** Start Available records **

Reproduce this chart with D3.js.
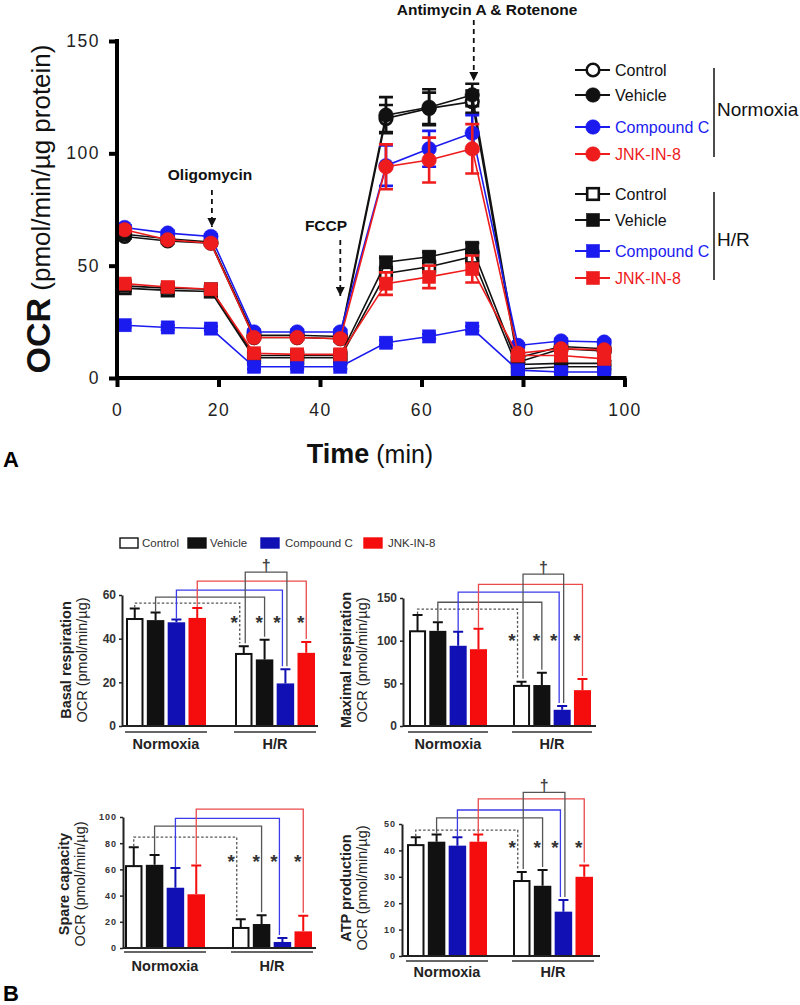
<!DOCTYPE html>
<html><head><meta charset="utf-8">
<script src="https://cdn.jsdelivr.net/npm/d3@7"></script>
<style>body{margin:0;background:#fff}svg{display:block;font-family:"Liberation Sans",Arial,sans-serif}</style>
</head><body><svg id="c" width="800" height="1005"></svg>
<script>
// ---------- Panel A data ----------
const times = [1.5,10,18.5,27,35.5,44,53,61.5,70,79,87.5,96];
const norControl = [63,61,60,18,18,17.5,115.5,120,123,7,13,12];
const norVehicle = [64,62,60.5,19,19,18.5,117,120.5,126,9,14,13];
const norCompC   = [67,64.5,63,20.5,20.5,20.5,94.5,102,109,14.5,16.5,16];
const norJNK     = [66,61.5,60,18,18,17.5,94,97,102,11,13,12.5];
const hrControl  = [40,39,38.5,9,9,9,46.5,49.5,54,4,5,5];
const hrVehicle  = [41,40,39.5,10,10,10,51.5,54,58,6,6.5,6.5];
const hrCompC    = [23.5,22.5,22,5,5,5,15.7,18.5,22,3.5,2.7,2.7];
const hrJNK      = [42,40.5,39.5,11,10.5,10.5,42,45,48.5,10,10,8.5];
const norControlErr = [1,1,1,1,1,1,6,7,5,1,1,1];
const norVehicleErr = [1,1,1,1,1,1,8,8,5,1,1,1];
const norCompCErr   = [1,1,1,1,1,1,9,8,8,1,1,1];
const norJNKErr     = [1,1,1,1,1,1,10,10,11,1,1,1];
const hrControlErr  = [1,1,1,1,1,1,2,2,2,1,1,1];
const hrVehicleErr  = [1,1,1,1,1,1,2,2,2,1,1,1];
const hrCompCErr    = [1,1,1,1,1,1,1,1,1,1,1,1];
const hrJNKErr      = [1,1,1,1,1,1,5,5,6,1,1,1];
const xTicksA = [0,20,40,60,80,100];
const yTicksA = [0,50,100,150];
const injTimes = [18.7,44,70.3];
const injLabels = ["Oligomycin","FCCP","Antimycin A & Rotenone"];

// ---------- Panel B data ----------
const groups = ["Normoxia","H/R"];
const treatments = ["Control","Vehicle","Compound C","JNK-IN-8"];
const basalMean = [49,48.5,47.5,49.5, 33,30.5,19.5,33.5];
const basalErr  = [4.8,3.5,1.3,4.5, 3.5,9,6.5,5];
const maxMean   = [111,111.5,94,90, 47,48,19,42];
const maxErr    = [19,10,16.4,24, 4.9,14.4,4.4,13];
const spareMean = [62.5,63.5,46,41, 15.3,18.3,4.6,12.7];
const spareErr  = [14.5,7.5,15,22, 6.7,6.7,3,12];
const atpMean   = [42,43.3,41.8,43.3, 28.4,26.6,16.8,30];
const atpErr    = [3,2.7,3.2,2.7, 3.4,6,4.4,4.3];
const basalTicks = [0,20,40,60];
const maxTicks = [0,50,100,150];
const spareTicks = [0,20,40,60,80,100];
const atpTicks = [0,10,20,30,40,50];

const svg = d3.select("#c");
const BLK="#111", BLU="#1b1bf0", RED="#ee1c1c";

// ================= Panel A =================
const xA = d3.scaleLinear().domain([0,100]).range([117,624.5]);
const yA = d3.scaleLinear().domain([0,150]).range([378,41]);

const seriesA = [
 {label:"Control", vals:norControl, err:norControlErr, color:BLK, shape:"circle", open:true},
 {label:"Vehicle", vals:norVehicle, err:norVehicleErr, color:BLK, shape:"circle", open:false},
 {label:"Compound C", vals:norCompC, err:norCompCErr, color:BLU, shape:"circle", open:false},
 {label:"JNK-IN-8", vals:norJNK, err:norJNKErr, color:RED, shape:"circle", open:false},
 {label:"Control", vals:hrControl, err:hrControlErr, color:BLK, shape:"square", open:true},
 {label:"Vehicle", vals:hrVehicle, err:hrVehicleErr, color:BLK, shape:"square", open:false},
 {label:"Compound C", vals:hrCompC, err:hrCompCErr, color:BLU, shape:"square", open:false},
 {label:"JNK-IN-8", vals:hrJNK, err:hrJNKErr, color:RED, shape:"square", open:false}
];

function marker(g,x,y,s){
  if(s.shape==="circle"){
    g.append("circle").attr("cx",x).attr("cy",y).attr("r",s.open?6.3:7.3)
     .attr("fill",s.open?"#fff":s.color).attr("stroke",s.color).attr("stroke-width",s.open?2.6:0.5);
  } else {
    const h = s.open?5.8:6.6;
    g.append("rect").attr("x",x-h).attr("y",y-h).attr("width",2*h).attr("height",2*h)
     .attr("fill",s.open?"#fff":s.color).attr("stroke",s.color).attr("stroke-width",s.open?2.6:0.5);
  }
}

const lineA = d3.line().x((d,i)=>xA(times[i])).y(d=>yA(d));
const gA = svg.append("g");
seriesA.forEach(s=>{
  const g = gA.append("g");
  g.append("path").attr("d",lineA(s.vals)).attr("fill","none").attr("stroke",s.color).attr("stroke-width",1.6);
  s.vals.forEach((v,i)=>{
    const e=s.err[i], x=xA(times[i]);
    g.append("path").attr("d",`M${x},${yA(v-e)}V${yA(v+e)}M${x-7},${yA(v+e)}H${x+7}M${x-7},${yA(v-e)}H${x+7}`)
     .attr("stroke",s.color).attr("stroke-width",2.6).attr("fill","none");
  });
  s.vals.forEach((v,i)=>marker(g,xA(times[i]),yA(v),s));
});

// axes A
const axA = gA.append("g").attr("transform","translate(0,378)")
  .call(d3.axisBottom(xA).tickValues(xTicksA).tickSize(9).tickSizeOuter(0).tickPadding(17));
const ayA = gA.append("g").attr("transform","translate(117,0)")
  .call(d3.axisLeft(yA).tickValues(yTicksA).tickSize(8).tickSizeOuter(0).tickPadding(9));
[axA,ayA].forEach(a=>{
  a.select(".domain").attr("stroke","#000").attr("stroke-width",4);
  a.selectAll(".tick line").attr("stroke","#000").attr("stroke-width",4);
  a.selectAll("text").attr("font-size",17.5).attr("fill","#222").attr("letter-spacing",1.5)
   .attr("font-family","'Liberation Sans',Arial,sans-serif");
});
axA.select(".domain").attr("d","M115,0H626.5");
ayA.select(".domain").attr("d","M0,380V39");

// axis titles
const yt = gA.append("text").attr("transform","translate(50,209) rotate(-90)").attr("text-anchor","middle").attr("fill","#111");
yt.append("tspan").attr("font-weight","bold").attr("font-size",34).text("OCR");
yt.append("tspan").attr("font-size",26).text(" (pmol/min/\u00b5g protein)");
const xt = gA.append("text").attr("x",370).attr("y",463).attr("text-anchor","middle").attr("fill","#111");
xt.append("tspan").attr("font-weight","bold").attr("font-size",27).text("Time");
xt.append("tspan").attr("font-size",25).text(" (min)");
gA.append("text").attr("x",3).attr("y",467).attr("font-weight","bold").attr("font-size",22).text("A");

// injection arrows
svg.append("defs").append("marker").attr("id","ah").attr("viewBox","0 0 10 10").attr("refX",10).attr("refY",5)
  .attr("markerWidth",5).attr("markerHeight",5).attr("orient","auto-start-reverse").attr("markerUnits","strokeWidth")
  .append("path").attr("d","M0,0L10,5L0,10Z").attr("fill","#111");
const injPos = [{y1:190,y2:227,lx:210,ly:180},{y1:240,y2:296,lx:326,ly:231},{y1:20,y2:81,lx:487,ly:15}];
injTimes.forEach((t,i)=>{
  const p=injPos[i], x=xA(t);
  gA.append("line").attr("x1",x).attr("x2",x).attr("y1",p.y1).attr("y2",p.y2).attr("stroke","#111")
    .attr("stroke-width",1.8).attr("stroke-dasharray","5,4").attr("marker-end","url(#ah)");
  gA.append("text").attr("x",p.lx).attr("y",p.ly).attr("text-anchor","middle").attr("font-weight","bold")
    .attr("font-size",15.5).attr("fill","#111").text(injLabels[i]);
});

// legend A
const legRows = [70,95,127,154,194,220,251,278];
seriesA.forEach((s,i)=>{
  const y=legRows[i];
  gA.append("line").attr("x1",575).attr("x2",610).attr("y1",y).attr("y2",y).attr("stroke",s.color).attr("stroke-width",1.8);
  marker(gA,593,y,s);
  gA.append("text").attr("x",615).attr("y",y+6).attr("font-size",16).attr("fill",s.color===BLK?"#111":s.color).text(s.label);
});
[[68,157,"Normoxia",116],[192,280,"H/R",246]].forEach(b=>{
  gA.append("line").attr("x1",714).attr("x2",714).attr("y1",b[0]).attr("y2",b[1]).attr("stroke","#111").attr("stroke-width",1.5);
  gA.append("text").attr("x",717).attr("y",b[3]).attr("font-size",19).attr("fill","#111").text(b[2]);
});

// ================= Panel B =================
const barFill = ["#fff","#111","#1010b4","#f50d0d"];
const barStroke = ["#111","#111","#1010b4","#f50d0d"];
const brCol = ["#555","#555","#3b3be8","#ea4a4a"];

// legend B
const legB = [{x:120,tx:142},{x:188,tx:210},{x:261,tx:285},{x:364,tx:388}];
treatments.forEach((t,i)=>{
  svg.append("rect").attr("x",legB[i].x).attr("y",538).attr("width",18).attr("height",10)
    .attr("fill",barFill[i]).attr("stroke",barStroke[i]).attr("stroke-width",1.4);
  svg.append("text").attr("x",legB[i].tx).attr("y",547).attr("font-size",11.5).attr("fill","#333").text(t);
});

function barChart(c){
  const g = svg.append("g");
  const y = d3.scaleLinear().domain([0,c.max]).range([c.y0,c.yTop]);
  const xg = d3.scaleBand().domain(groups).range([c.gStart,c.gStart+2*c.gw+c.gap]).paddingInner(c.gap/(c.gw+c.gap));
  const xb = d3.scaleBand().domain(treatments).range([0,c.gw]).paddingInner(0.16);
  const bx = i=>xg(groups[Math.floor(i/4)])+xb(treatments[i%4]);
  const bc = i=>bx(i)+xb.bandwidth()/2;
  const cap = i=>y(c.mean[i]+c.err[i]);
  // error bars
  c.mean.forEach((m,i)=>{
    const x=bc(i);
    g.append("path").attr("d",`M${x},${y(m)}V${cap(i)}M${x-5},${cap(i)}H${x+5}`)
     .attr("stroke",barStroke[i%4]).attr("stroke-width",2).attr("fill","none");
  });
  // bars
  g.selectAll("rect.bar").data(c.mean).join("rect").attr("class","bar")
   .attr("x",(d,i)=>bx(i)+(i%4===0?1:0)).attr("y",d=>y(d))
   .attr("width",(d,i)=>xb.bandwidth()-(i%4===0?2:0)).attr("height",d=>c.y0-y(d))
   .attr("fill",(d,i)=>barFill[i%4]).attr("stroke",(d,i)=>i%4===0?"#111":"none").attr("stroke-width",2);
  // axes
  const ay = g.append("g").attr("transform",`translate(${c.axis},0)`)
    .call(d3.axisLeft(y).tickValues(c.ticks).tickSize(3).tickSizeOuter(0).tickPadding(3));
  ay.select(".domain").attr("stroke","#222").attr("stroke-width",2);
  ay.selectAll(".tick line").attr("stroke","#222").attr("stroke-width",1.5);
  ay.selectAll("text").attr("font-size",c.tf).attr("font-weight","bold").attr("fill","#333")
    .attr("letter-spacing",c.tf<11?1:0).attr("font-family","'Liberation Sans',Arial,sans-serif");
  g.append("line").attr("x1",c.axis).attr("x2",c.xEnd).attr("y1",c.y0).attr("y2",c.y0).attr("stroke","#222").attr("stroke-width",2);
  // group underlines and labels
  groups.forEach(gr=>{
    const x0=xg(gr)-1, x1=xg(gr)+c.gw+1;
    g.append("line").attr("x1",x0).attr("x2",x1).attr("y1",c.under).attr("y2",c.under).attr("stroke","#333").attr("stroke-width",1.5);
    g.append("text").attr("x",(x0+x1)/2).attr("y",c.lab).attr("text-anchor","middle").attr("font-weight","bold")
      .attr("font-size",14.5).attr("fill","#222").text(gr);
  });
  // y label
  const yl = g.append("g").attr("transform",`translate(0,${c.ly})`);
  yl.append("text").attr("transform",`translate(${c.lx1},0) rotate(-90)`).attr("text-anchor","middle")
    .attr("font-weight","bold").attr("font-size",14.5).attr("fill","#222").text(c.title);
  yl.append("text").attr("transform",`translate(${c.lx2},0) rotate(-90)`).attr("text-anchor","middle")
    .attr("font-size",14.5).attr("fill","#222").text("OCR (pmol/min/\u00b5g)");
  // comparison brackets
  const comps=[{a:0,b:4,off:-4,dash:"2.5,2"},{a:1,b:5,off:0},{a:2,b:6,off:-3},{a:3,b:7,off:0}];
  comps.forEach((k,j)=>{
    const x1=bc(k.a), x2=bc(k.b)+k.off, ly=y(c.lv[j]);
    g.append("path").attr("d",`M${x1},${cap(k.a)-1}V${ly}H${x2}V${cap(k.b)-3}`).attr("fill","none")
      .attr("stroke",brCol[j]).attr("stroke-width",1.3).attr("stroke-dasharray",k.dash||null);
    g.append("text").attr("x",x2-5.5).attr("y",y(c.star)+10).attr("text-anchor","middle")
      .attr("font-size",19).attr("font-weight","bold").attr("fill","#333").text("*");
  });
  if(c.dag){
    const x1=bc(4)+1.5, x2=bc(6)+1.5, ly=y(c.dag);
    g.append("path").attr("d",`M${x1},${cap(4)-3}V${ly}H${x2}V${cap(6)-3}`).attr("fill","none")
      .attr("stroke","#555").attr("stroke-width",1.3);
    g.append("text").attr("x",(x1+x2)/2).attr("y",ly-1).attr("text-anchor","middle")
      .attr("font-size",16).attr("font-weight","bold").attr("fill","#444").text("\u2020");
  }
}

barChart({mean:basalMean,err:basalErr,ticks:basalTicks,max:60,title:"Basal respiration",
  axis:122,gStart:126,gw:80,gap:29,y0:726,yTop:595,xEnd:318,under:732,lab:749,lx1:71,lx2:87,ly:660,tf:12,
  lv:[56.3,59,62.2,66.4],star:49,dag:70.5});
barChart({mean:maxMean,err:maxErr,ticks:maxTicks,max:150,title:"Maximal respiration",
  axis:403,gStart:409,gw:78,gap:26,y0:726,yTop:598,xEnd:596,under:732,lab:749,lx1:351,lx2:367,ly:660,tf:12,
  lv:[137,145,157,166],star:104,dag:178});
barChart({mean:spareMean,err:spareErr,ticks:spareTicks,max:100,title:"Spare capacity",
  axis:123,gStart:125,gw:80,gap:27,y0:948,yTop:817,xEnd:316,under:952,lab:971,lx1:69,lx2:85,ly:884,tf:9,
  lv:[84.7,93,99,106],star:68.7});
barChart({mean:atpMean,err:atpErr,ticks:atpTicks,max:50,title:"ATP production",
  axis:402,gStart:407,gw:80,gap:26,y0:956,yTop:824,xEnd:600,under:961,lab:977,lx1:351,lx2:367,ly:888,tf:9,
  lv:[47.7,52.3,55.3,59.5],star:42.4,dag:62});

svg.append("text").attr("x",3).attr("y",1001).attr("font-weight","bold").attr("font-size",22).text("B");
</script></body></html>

** End Available records **
** Start Available records **

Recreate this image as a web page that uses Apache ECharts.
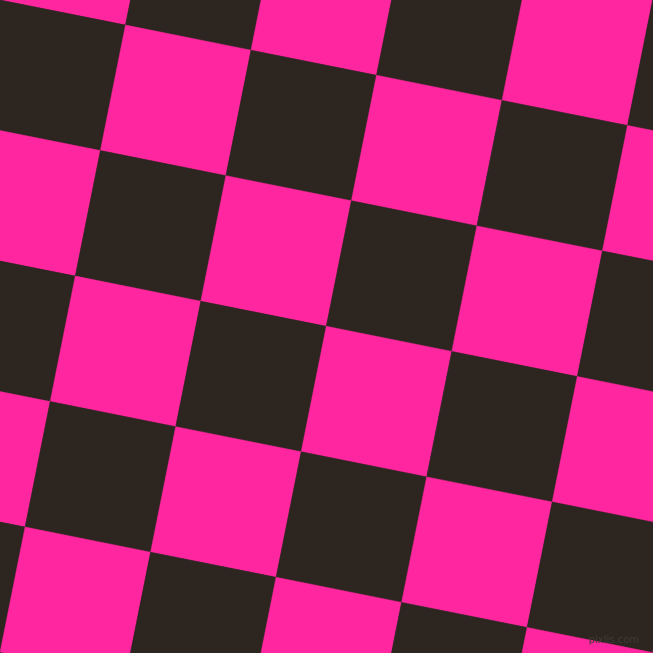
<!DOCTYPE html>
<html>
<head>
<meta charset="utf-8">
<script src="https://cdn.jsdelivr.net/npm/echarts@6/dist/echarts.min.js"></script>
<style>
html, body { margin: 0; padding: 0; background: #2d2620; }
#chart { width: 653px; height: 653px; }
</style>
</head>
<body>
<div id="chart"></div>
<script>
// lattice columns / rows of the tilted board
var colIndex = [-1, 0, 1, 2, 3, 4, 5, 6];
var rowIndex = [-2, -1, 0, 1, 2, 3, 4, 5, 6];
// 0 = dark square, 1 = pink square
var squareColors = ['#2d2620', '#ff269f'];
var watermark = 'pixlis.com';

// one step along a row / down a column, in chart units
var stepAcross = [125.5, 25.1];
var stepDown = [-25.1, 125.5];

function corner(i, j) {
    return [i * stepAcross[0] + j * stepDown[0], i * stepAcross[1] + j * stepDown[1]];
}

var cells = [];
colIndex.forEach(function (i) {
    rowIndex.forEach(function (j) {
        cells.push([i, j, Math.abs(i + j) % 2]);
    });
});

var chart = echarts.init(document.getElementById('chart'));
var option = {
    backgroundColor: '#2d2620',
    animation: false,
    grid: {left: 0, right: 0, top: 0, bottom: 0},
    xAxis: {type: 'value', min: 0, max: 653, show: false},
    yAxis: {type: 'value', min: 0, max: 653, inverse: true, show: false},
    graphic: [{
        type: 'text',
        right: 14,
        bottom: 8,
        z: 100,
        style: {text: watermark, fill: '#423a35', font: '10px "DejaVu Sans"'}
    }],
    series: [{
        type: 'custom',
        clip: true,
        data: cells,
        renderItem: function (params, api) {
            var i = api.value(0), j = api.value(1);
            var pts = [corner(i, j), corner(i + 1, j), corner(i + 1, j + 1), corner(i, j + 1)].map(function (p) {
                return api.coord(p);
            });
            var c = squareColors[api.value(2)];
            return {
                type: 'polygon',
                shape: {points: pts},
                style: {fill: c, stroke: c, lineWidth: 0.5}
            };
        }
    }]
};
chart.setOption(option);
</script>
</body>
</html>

** End Available records **

▶ [What is being asked]:
Locate the lines above that contain "this" and copy them.

▶ [Answer to the problem]:
Reproduce this chart with D3.js.
Recreate this image as a web page that uses Apache ECharts.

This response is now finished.